Show inverting the LRT gives a confidence interval 
Let $X_1, \ldots, X_n \sim \text{Exp}(\beta)$ be a random sample, where $\beta$ denotes the expectation. Derive a one sided $(1 - \alpha)$ confidence interval for $\beta$ by inverting the
  likelihood ratio test statistic.

Consider testing $H_0: \beta \leqslant \beta_0$ v.s. $H_1: \beta > \beta_0$. The likelihood ratio test statistic is
\begin{equation}
    \lambda(\mathbf x)
    := \frac{ \sup_{\beta \leqslant \beta_0} L(\beta) }{ \sup_{\beta} L(\beta) }
    = \begin{cases}
          \left(\dfrac{\bar x}{\beta_0}\right)^n
              \exp\left( - n\bar x \left(\dfrac{1}{\beta_0}
                                         - \dfrac{1}{\bar x} \right) \right)
              & \text{if} \quad x > \beta_0, \\
          1 & \text{otherwise},
      \end{cases}
\end{equation}
where $\mathbf x := (x_1, \ldots, x_n)$ is an observed sample, $L(\beta)$ is the likelihood of $\beta$ given the sample and $\bar x := \frac{1}{n} \sum_i x_i$. We can define a $(1 - \alpha)$ confidence set $C_\alpha$ as
\begin{equation}
    C_\alpha(\mathbf x) := \{ \beta_0 \ | \ \lambda(\mathbf x) \geqslant c(\beta_0)\} \quad \text{where} \quad \forall \beta_0: \mathbb P_{\beta_0} \{ \lambda(\mathbf X) < c(\beta_0) \} = \alpha.
\end{equation}
By construction, $\mathbb P\{ \beta \in C_{\alpha}(\mathbf X) \} = 1 - \alpha$. It remains to show $C_\alpha$ is an interval.

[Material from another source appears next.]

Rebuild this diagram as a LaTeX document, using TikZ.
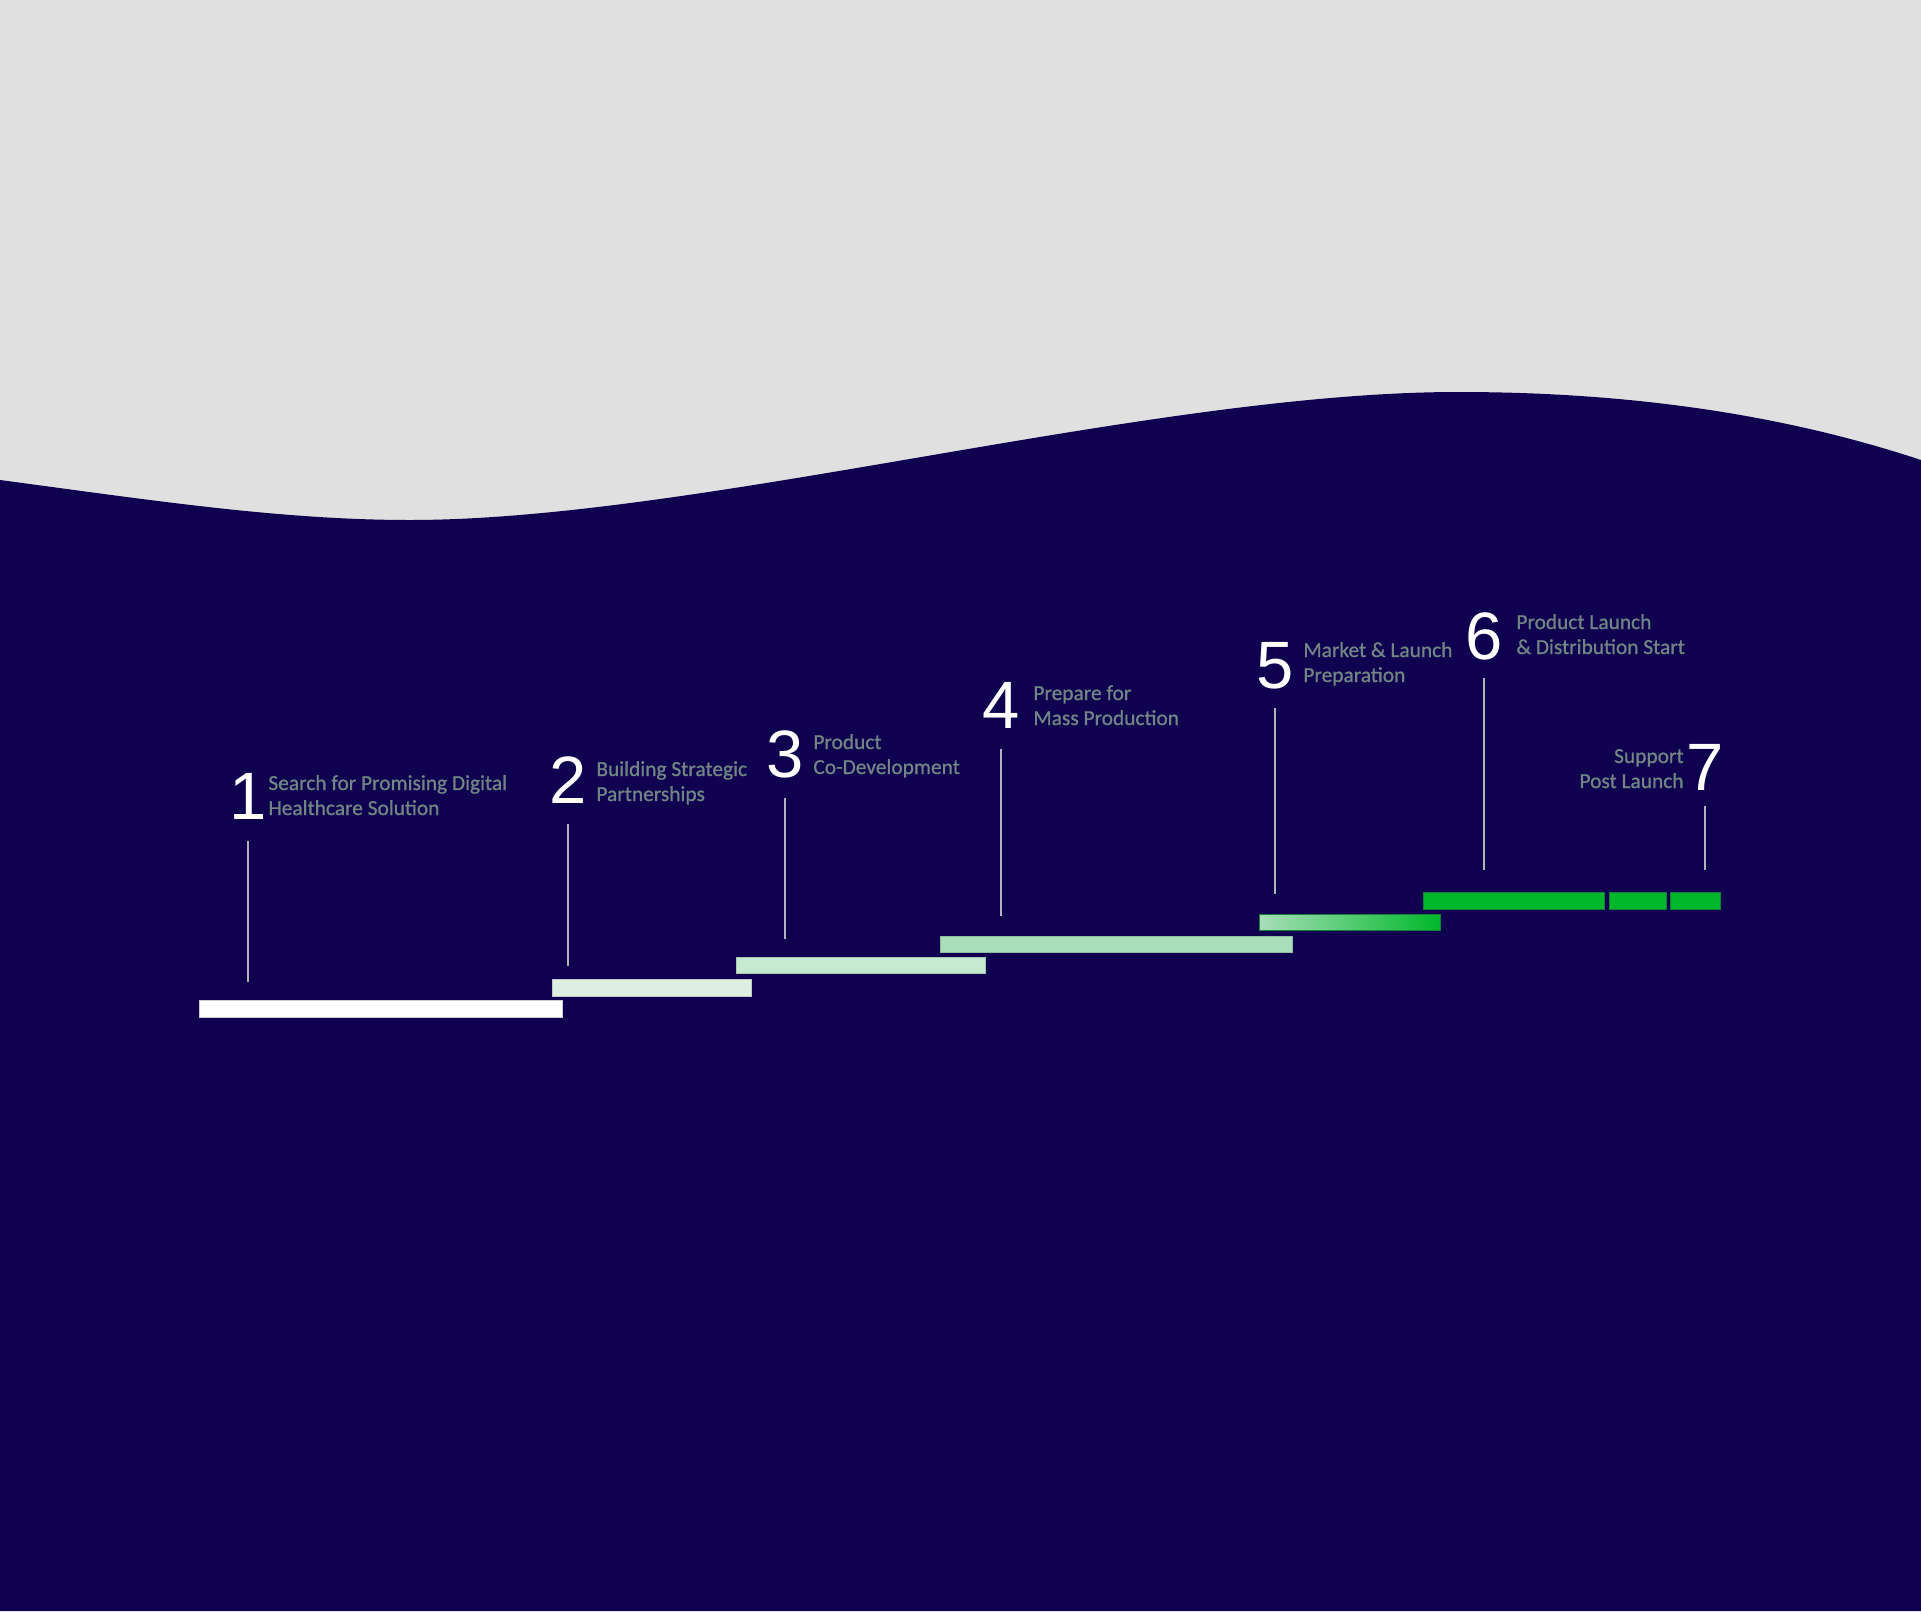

Taking the derivative of $\lambda(\mathbf x)$ with respect to $\beta_0$ shows it is monotone increasing with respect to $\beta_0$. If $c(\beta_0)$ were constant, we could have concluded $C_\alpha$ must therefore be of the form $[a, \infty)$ with $a$ nonnegative, and hence an interval.
Problem: How can we be sure $C_\alpha$ is an interval? I.e., can we prove that
\begin{equation}
    \lambda(\mathbf x) - c(\beta_0)
\end{equation}
increases monotonically with $\beta_0$?
Thanks in advance!
 A: Suppose $x=(x_1,x_2,\ldots,x_n)$ is the observed sample.
As you have found, the LRT statistic is 
$$\lambda(x)=\begin{cases}\left(\frac{\bar x}{\beta_0}\right)^n e^{-n\left(\bar x/\beta_0-1\right)}&,\text{ if }\bar x>\beta_0 \\ 1 &,\text{ if }\bar x\le \beta_0\end{cases}$$
For $\bar x\le \beta_0$, we trivially accept $H_0$.
When $\overline x>\beta_0$, we reject $H_0$  if $\lambda(x)<c$ for some constant $c$. 
Show that this critical region can be equivalently expressed as $\bar x>k$ for some  $k=k(\beta_0,\alpha)$.
Since $X_i$ s are i.i.d exponential with mean $\beta$, we have $\frac2\beta X_i\stackrel{\text{i.i.d}}\sim \chi^2_2$. 
Therefore a suitable test statistic is $$T=\frac{2}{\beta_0}\sum_{i=1}^n X_i=\frac{2n\overline X}{\beta_0}\stackrel{H_0}\sim\chi^2_{2n}$$
Now since $\overline x>k\implies \frac{2n\bar x}{\beta_0}>\frac{2nk}{\beta_0}$ and $P_{\beta_0}(T>\chi^2_{\alpha,2n})=\alpha$, we have $$\frac{2nk}{\beta_0}=\chi^2_{\alpha,2n}\implies k=\frac{\beta_0\chi^2_{\alpha,2n}}{2n}$$
Here $\chi^2_{\alpha,2n}$ is of course the $(1-\alpha)$th quantile of a $\chi^2_{2n}$ distribution.
So a level $\alpha$ LRT gives the critical region $\left\{x:\bar x>\frac{\beta_0\chi^2_{\alpha,2n}}{2n}\right\}$.
From the acceptance region of this test, we get
$$P_{\beta}\left[\overline X\le \frac{\beta\cdot\chi^2_{\alpha,2n}}{2n}\right]=1-\alpha\quad\,\forall\,\beta$$
This should give you the corresponding $100(1-\alpha)\%$ confidence interval for $\beta$.